I've always liked 'Shawdowlands'. I thought it was beautifully shot and well acted, and also touching in parts. It always felt a bit Merchant Ivory to me, which is no bad thing. And it has a lovely score by Fenton. Underrated film in my book.

Agree. Some additional musings:

1993 ranks in movie annals as one of the richest years for major male actors to have engaged in catharsis: Jeff Bridges in “Fearless”; Liam Neeson in “Schindler’s List”; Tom Hanks and Denzel Washington in “Philadelphia”; Anthony Hopkins in Attenborough’s “Shadowlands.” As C.S. Lewis, the triple threat writer of highly admired Christian apologetics, Christian-based science fiction and “The Chronicles of Narnia,” Hopkins is the most surprising on the list, not because he couldn’t deliver the kind of acting he does but that he did. This is a performance long coming — one as self-exposure finally connecting emotionally with the audience that his lengthy affair with the bottle had kept from us. While William Nicholson’s script lacks the more appealing of Lewis’ championship of Christianity — the best we get is that “pain is God’s megaphone to rouse a deaf world” — Hopkins gets us to respond very quickly to the ipse dixit: wearing his superiority, exasperation and wariness less on the sleeve than on his Oxford-Cambridge vestments, he’s fully capable of slicing away his opponents’ arguments or snobbishness or his students’ indifference and does so by carrying the aura of the presumptively profound without sanctimony or the eventual superciliousness of Malcolm Muggeridge.
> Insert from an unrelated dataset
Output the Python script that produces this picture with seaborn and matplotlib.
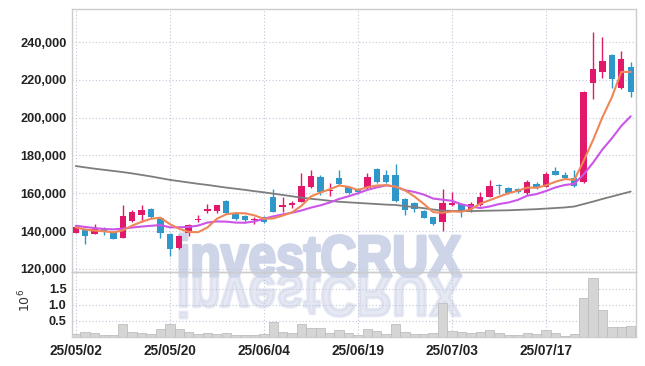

Yet in private he’s filled with indecisiveness and the fear of the sensuous, he’s wobbly in committing to anyone or anything other than God and not sure why. This is set up for us as Lewis is waiting to meet Joy, played by Debra Winger: when she calls out his name for the first time, the look of anxiety on his face comically and poignantly mirrors universal vulnerability. (We’ve all been there.) No performance Attenborough gave and no performance by an actor he directed equaled what he achieved in guiding Hopkins to emerge from the shackles of insobriety, to facilitate the joy in acting. Sir Dickie earns our eternal thanks.